Back in October, I wrote a post laying out my long-term projections for the national debt, which were basically an adjustment to existing CBO projections. Peter Berezin recently pointed out a misleading ambiguity in that post. There, I used the same long-term growth rate of tax revenues in both my extended-baseline scenario and in my “realistic” scenarios. I got that long-term growth rate from the CBO’s extended baseline scenario in its 2011 Long-Term Budget Outlook, which assumes that current law remains unchanged. In my realistic scenarios, I assumed that the AMT would be adjusted through 2021 but that the long-term growth rate would apply thereafter. I didn’t say anything explicitly about the AMT after 2021, but by using the long-term growth rate from the extended baseline, I was implicitly assuming that the AMT would not be indexed after 2021.
This is certainly a possible policy choice, but I think it is optimistic (from a budgetary perspective), and a more conservative assumption is that the AMT will be indexed forever. This means that you would have to use the long-term growth rate from a world in which the AMT is indexed. Such a world is portrayed in the CBO’s 2009 Long-Term Budget Outlook, alternative fiscal scenario, Figure 5-1. (The 2011 alternative fiscal scenario assumes instead that taxes will remain constant as a share of GDP.) By my calculation (from the Additional Info spreadsheet), the long-term growth rate of tax revenues is 0.3 percent per year (over the 2021–2080 period). So I’ve adjusted my spreadsheet to use this growth rate instead.
This yields the projections shown in the figure above. As before, the red lines are the CBO projections from June, the green lines are my adjustments to those projections based on more recent information, and the blue lines are the scenarios that I think are more realistic—one assuming expiration of the Bush tax cuts, one assuming extension.

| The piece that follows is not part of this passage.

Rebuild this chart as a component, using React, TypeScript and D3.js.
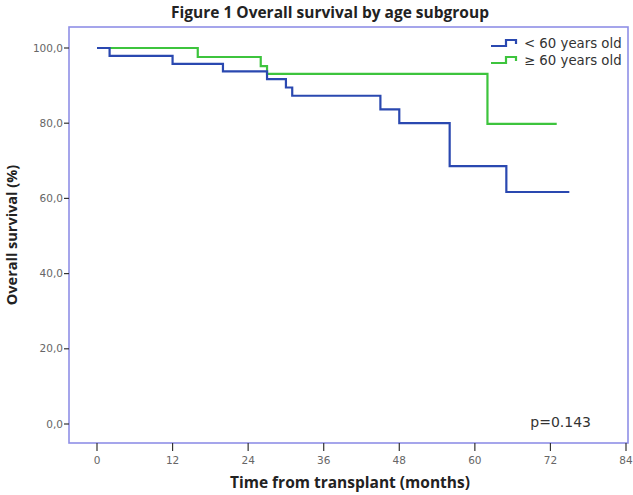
import React from 'react'
import * as d3 from 'd3'

// Kaplan-Meier steps: [month, survival %]
const youngSteps: [number, number][] = [
  [0, 100],
  [2, 97.9],
  [12, 95.8],
  [20, 93.8],
  [27, 91.7],
  [30, 89.5],
  [31, 87.3],
  [45, 83.7],
  [48, 80.0],
  [56, 68.6],
  [65, 61.7],
  [75, 61.7],
]
const oldSteps: [number, number][] = [
  [0, 100],
  [16, 97.6],
  [26, 95.2],
  [27, 93.1],
  [62, 79.8],
  [73, 79.8],
]

const xTicks = [0, 12, 24, 36, 48, 60, 72, 84]
const yTicks = [0, 20, 40, 60, 80, 100]
const seriesNames = ['< 60 years old', '\u2265 60 years old']
const seriesColors = ['#2a48b0', '#3dc43d']

const W = 633
const H = 495
const frame = { left: 69, top: 27, right: 628, bottom: 443 }

const App = () => {
  const x = d3.scaleLinear().domain([0, 84]).range([97, 626])
  const y = d3.scaleLinear().domain([0, 100]).range([424, 48])

  const line = d3
    .line<[number, number]>()
    .x((d) => x(d[0]))
    .y((d) => y(d[1]))
    .curve(d3.curveStepAfter)

  const boldFont = '"Open Sans", sans-serif'
  const plainFont = '"DejaVu Sans", sans-serif'

  return (
    <svg
      width={W}
      height={H}
      style={{ position: 'absolute', left: 0, top: 0, background: '#fff' }}
      fontFamily={plainFont}
    >
      <text
        x={330}
        y={18}
        textAnchor="middle"
        fontSize={15.5}
        fontWeight="bold"
        fontFamily={boldFont}
        fill="#222"
      >
        Figure 1 Overall survival by age subgroup
      </text>

      {/* frame */}
      <rect
        x={frame.left}
        y={frame.top}
        width={frame.right - frame.left}
        height={frame.bottom - frame.top}
        fill="none"
        stroke="#8f8fe6"
        strokeWidth={1.6}
      />

      {/* y axis */}
      {yTicks.map((t) => (
        <g key={'y' + t}>
          <line
            x1={frame.left - 5}
            x2={frame.left}
            y1={y(t)}
            y2={y(t)}
            stroke="#333"
            strokeWidth={1.2}
          />
          <text
            x={frame.left - 6}
            y={y(t)}
            dy="0.35em"
            textAnchor="end"
            fontSize={10.5}
            fill="#666"
          >
            {t.toFixed(1).replace('.', ',')}
          </text>
        </g>
      ))}

      {/* x axis */}
      {xTicks.map((t) => (
        <g key={'x' + t}>
          <line
            x1={x(t)}
            x2={x(t)}
            y1={frame.bottom}
            y2={frame.bottom + 8}
            stroke="#333"
            strokeWidth={1.2}
          />
          <text
            x={x(t)}
            y={frame.bottom + 17}
            dy="0.35em"
            textAnchor="middle"
            fontSize={10.5}
            fill="#666"
          >
            {t}
          </text>
        </g>
      ))}

      <text
        x={350}
        y={488}
        textAnchor="middle"
        fontSize={15.5}
        fontWeight="bold"
        fontFamily={boldFont}
        fill="#222"
      >
        Time from transplant (months)
      </text>
      <text
        transform={`translate(17,${(frame.top + frame.bottom) / 2}) rotate(-90)`}
        textAnchor="middle"
        fontSize={14.5}
        fontWeight="bold"
        fontFamily={boldFont}
        fill="#222"
      >
        Overall survival (%)
      </text>

      {/* survival curves */}
      <path
        d={line(oldSteps) ?? ''}
        fill="none"
        stroke={seriesColors[1]}
        strokeWidth={2.2}
      />
      <path
        d={line(youngSteps) ?? ''}
        fill="none"
        stroke={seriesColors[0]}
        strokeWidth={2.2}
      />

      {/* legend */}
      {seriesNames.map((name, i) => {
        const ly = 43 + i * 17
        return (
          <g key={name}>
            <path
              d={`M491,${ly + 3}H506V${ly - 3}H516V${ly + 1}`}
              fill="none"
              stroke={seriesColors[i]}
              strokeWidth={2.2}
            />
            <text x={524} y={ly} dy="0.35em" fontSize={13.3} fill="#333">
              {name}
            </text>
          </g>
        )
      })}

      <text x={591} y={427} textAnchor="end" fontSize={14} fill="#333">
        p=0.143
      </text>
    </svg>
  )
}

export default App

The most important point remains the same: If we let the Bush tax cuts expire, the national debt will be significant and rising in the long term, but will not be that much larger than today even in 2035. Which means that the national debt problem over the next twenty-five years is as much about tax cuts as about entitlement spending.
(This update also reflects a couple of small technical corrections, which barely changed the numbers.)